Ben & Jerry’s Co-Founder Rejects Anti-Semitism Charges

YERUSHALAYIM -
Ben & Jerry’s ice cream on sale at a shop in Yerushalayim. (Yonatan Sindel/Flash90)

Ben Cohen and Jerry Greenfield, the co-founders of Ben & Jerry’s, dismissed accusations they supported the boycott of Israel following the ice cream maker’s decision to stop selling its products in Yehudah and Shomron in an interview with Axios on HBO Sunday.

“I think [the outrage] is largely based on misinformation. I think Ben and Jerry’s and Unilever are largely being characterized as boycotting Israel, which is not the case at all,” Greenfield said.

Cohen explained, “We were always in favor of the two-state solution, [but] the policy of the Israeli government has been to endorse the settlements in the occupied territories that keep making it harder and harder to actually have a two-state solution.

“I don’t view it as withholding money. We just don’t want our ice cream sold in the occupied territories,” he said.

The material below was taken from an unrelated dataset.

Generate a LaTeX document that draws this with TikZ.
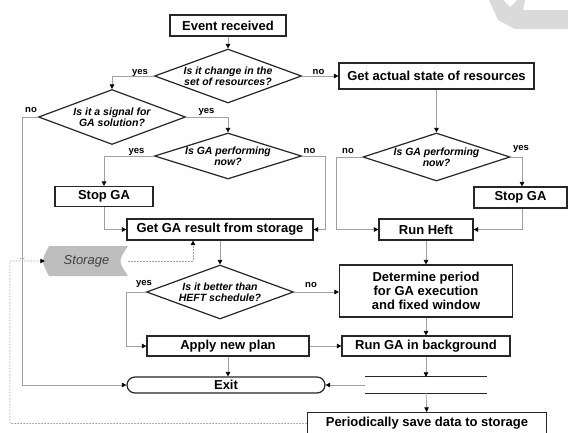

Asked by Axios reporter Alexi McCammond whether they should move to halt all Israel sales if they disagree with Israeli policies, Cohen retorted, “Well, I disagree with the U.S. government, but we couldn’t stop selling in the U.S. I think it’s fine to be involved with a country or to be a citizen of a country and protest some of the country’s actions.

“We hugely support Israel’s right to exist but we are against a particular policy,” he said.

As for accusations of anti-Semitism following the company’s announcement, Greenfield said, “I wasn’t surprised, and yet when it happened, it’s still painful. I understand people being upset. It’s a very emotional issue for a lot of people, and it’s a very painful issue for a lot of people.”

Cohen, however, was more indignant, saying, “[It was] totally fine because it’s absurd. What, I’m anti-Jewish? I’m a Jew. My family is Jewish. My friends are Jewish.”

Greenfield added that “one thing that’s different [between Israel and other issues] is that what Israel is doing is considered illegal by international law. And so I think that’s a consideration.”

In what appeared to be a decision aimed at singling out Israeli settlements, the U.S.-based ice cream company Ben & Jerry’s announced in July it would no longer be sold beyond the Green Line after 2022. The move drew immediate condemnations from Israelis and a call to boycott the company’s products.

According to the company, whose headquarters are in Vermont, “We have a longstanding partnership with our licensee, who manufactures Ben & Jerry’s ice cream in Israel and distributes it in the region. We have been working to change this, and so we have informed our licensee that we will not renew the license agreement when it expires at the end of next year.”

The company added that it would continue to operate in Israel “through a different arrangement.”

Although it was unclear if this was part of the boycott, divestment and sanctions (BDS) campaign waged against Israel among some left-wing circles in the U.S., it appears to fall in line with the goals pushed by progressive radicals on the left in the U.S. and beyond, which have accused the company of being part of Israel’s alleged discriminatory practices against Palestinians.

The company had come under attack by BDS activists over its willingness to operate in Israel through a licensee that sells its product in Yehudah and Shomron. During the recent conflict between Israel and Hamas in May, the attacks intensified and the latest move appears to be the company’s response to this criticism.